Zudem neigten die Autoren zu einer Überinterpretation ihrer Befunde. Es zeigte sich, dass Kinder zu mehr Geschlechtsstereotypen tendierten, je mehr Zeit sie mit Kindern verbrachten, die häufig als Verstärker von Geschlechtsstereotypen nominiert wurden. Nun wäre natürlich auch denkbar, dass sie sich mit diesen Kindern von vornherein besser verstanden und deswegen gern mit ihnen zusammen waren, dass der Verursachungszusammenhang also genau umgekehrt ist.
Geradezu abenteuerlich wirken die praktischen Schlüsse, die aus solchen Ergebnissen gezogen wurden. So sollten Kinder, zumeist Jungen, die in den Augen der Autoren zu viel geschlechtsrollenverstärkendes Verhalten zeigten, besonderen Schulungen zugeführt werden. Darüber hinaus sollten sie in regelmäßigen Abständen ihre Spielpartner wechseln, um einen nicht zu schädlichen Einfluss auf die anderen Kinder zu entfalten, die sonst zu viel Zeit mit ihnen verbrächten.

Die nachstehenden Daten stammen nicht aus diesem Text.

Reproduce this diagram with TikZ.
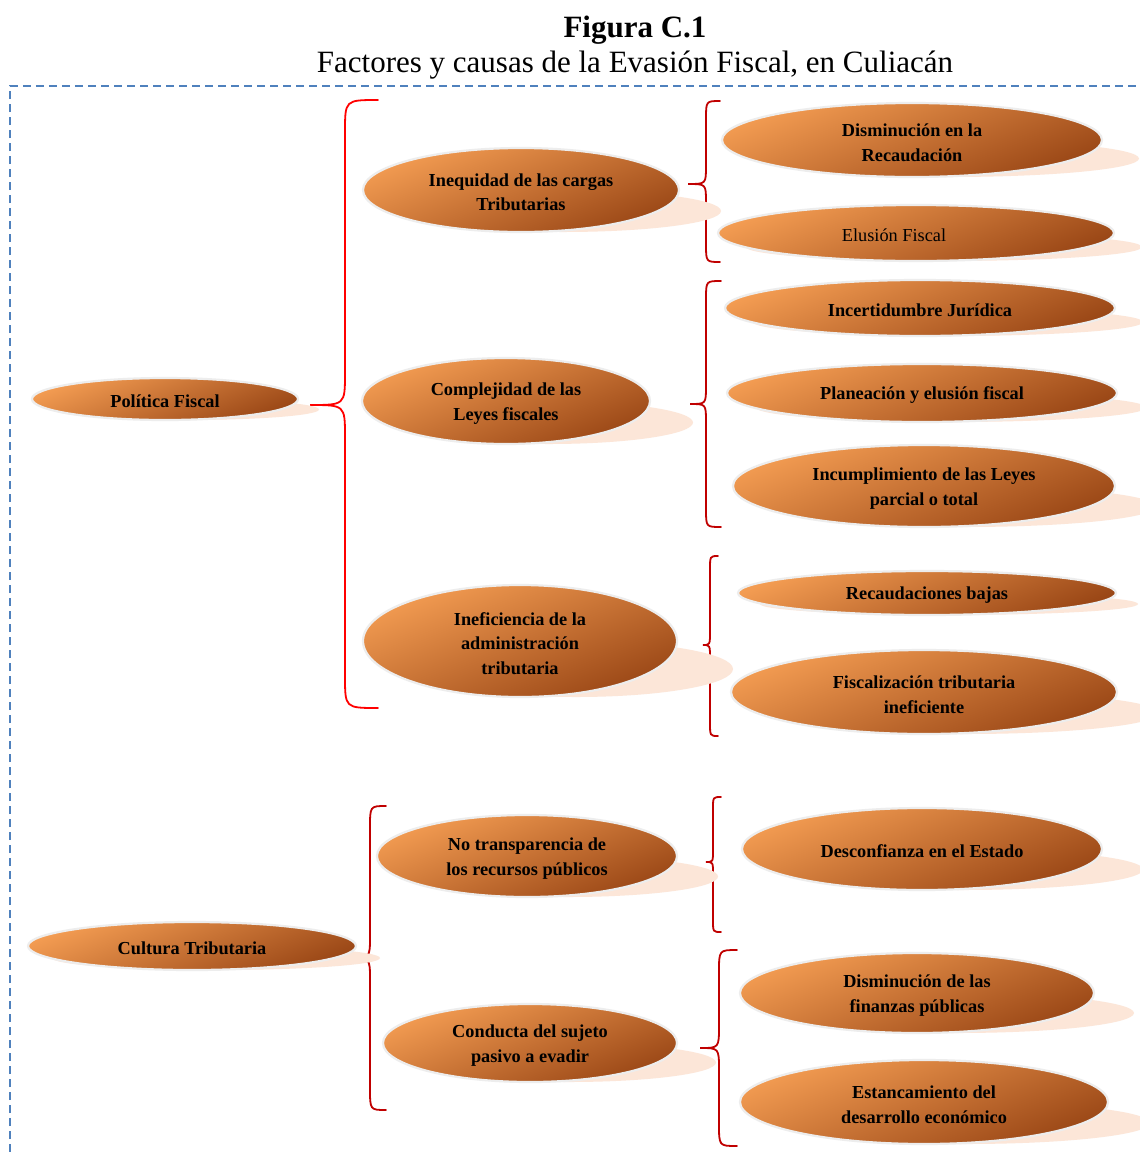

Zusammenfassend ist festzuhalten, dass geschlechtsdifferenzierendes Erziehungsverhalten nicht nur durch das Geschlecht der Kinder, sondern auch durch das der Sozialisationsagenten beeinflusst wird. Hinzukommt, dass die Verstärkungspraxis auch von der Situation abzuhängen scheint, wie sich daran zeigt, dass Jungen im Kindergarten sogar von männlichen Betreuern für Verhaltensweisen gelobt werden, die eigentlich dem gegengeschlechtlichen Stereotyp zuzurechnen sind.
Bei Jungen zeichnet sich das Bild ab, dass Mütter und Erzieher eher neutrales und mädchenhaftes Verhalten fördern, während Väter eher Nachdruck auf Geschlechtsrollenkonformität legen. Bei Mädchen sind Väter dagegen toleranter gegenüber Abweichungen, und hierin stimmen sie weitgehend mit der Haltung der Mütter und anderer kleiner Mädchen überein. Besonders interessant ist das Verhalten kleiner Jungen: Sie scheinen neben den Vätern noch am ehesten Geschlechtsrollenverstärkung auszuüben – und das, obwohl sie ihrerseits eigentlich widersprüchliche Botschaften erhalten. Da sie im fraglichen Alter auch kaum über explizite Kenntnisse zur Geschlechtlichkeit verfügen, stellt sich die interessante Frage, wie sie so frühzeitig dazu kommen, Maßstäbe für geschlechtsrollenkonformes Verhalten zu entwickeln. Dieses Thema müssen wir allerdings auf ein späteres Kapitel verschieben.